10 Sloppy Social Media Mistakes
- Not using social media accounts you set up. When someone sees an abandoned social media business account, it basically just looks like that company doesn't have its $%*! together. It's even more important to keep those accounts up to date if you're linking to them from your website and blog. Don't just set it and forget it. If you're going to have an account on sites like Facebook, LinkedIn, Twitter, and Google+, put the effort into keeping it engaging and regularly updated with content. If you need help organizing your posts, here’s a handy social media content calendar template you can use right away.
- Not linking back to your website in social media profiles. Facebook, Twitter, YouTube, LinkedIn, and Google+ all allow you to link back to your website. Not only is that five more links into your site, but it's also five more ways your hundreds or thousands of followers can get back to your site to find more information about your products and services.
- Not claiming your accounts. Twitter handles get snatched up like wildfire, especially if your company name is somewhat common. And if you're a big brand name, you don't want to see Bank of America's Google+ snafu happen to you. If you don't claim your name on social networks, you miss out on good opportunities to rank for keywords in organic search, risk running into brand and PR issues, and end up having to compromise the name you select.
- Not separating your business accounts and personal accounts. Companies that do this are not only building a disjointed brand experience, but they're also not making the most of their company's online presence. Public business accounts can return results in search engines and publish content tailored specifically to customers and prospects. Furthermore, they make for a clean, forward-facing and identifiable social media presence for your business.
- Not explicitly asking someone to engage with your content. HubSpot Social Media Scientist Dan Zarrella has found the phrase "please retweet" to be the 11th most retweetable phrase. In addition, asking someone to 'like,' according to Momentus Media, increases interaction by 216%. (The words most successful at eliciting engagement are depicted here by Mashable.) If you want someone to like, comment, retweet, or watch, just ask.
- Not including a picture. It seems basic, but when your account shows up without a photo on a social network, it looks abandoned and unofficial. Social media is designed to be personal, so including a profile picture, whether of a person or a logo, will automatically give your profile some life. And in case there's any doubt, Twitter accounts with a picture have 10 times more followers than those without one. You might also want to check out this useful guide on social media image sizes.
- Not having a blog subscription and RSS feed set up. A subscription field on your blog is an easy way to build an opt-in database for lead nurturing, and an RSS feed will get you to have repeat visitors to your site that will help build your blog a loyal following.
- Not having social media follow and share buttons on your website. Buttons for all the social media accounts you use regularly should be included on your homepage and next to every piece of content you write, especially your blog. For example, HubSpot customer Pharmacy Development Services includes buttons to visit their pages and profiles on the right, and offers links to +1 the blog article and share it on Facebook, Twitter, and LinkedIn on every article it publishes.

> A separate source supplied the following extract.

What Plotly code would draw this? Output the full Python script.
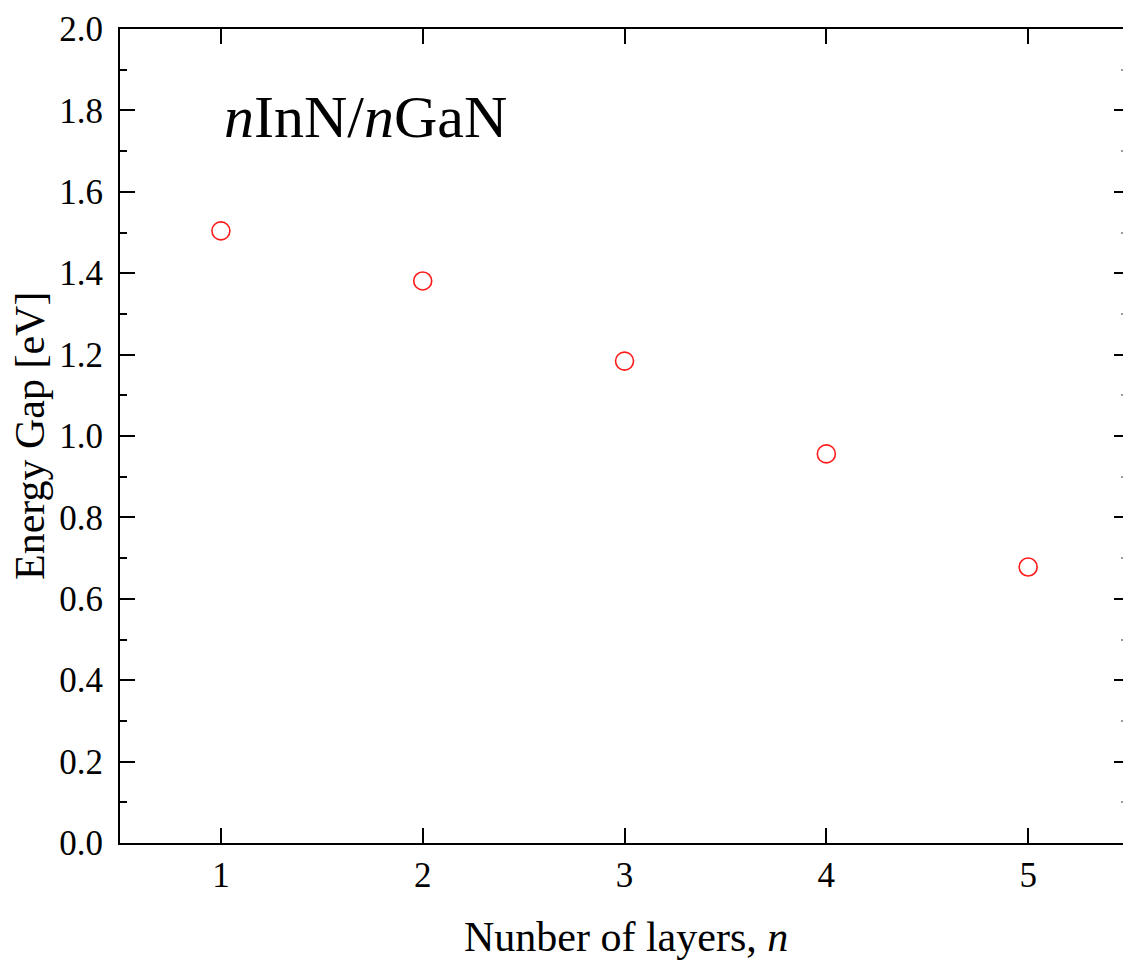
import plotly.graph_objects as go

layers = [1, 2, 3, 4, 5]
energy_gap = [1.504, 1.381, 1.184, 0.956, 0.678]
x_ticks = [1, 2, 3, 4, 5]
y_ticks = [0.0, 0.2, 0.4, 0.6, 0.8, 1.0, 1.2, 1.4, 1.6, 1.8, 2.0]
y_tick_labels = ["%.1f" % v for v in y_ticks]

FONT = "Liberation Serif, Times New Roman, serif"

L, T, B = 120, 29, 118
W, H = 1123, 961
plot_w = W - L
plot_h = H - T - B


def px(xp):
    return (xp - L) / plot_w


def py(yp):
    return 1 - (yp - T) / plot_h


fig = go.Figure()
fig.add_trace(go.Scatter(
    x=layers, y=energy_gap, mode="markers",
    marker=dict(symbol="circle-open", size=18, color="#ff1a1a",
                line=dict(width=1.6, color="#ff1a1a")),
    showlegend=False,
))
fig.add_trace(go.Scatter(x=[None], y=[None], yaxis="y2", showlegend=False))

fig.update_layout(
    width=W, height=H,
    margin=dict(l=L, r=0, t=T, b=B),
    paper_bgcolor="white", plot_bgcolor="white",
    font=dict(family=FONT, size=36, color="black"),
    xaxis=dict(
        range=[0.5, 5.47], tickvals=x_ticks, ticktext=[str(v) for v in x_ticks],
        showgrid=False, zeroline=False, showline=True, linewidth=2, linecolor="black",
        mirror="ticks", ticks="inside", ticklen=15, tickwidth=2, tickcolor="black",
        tickfont=dict(size=35),
    ),
    yaxis=dict(
        range=[0, 2], tickvals=y_ticks, ticktext=y_tick_labels,
        showgrid=False, zeroline=False, showline=True, linewidth=2, linecolor="black",
        ticks="inside", ticklen=15, tickwidth=2, tickcolor="black",
        minor=dict(dtick=0.1, ticks="inside", ticklen=7, tickwidth=2, tickcolor="black"),
        tickfont=dict(size=35), ticklabelstandoff=8,
    ),
    yaxis2=dict(
        overlaying="y", side="right", anchor="x", range=[0, 2], tickvals=y_ticks,
        showticklabels=False, showgrid=False, zeroline=False, showline=False,
        ticks="inside", ticklen=9, tickwidth=2, tickcolor="black",
        minor=dict(dtick=0.1, ticks="inside", ticklen=2, tickwidth=2, tickcolor="#999999"),
    ),
    annotations=[
        dict(text="<i>n</i>InN/<i>n</i>GaN", x=px(222), y=py(117),
             xref="paper", yref="paper", xanchor="left", yanchor="middle",
             showarrow=False, font=dict(size=60)),
        dict(text="Nunber of layers, <i>n</i>", x=px(626), y=py(937),
             xref="paper", yref="paper", xanchor="center", yanchor="middle",
             showarrow=False, font=dict(size=42)),
        dict(text="Energy Gap [eV]", x=px(30), y=py(436), textangle=-90,
             xref="paper", yref="paper", xanchor="center", yanchor="middle",
             showarrow=False, font=dict(size=42)),
    ],
)

fig.write_html("out.html")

- Not including links in your tweets. A retweet is great, but a click is better. If you don't include links in your tweets, you're not driving new traffic to your site with your social media reach. For the highest click-through rate, place your link 25% of the way into your tweet.
- Not posting updates with context. Instead of just throwing up a link to a blog post, include some commentary describing what's interesting about it. Momentus Media found that lengthy status updates show higher interaction rates than shorter ones, measuring from 1 to 450 characters and seeing higher interaction rates the higher the character count. Zarrella found similar findings on Twitter, where the most clicks were received on tweets up to 130 characters.
If you're making any of these social media mistakes, shhh...we won't tell anyone...as long as you promise to go fix it. These are easy mistakes to make, but luckily, they are also super easy to remedy. And whether you have a fledgling social media strategy or a robust one, fixing these social media mistakes is a guaranteed way to supplement your efforts.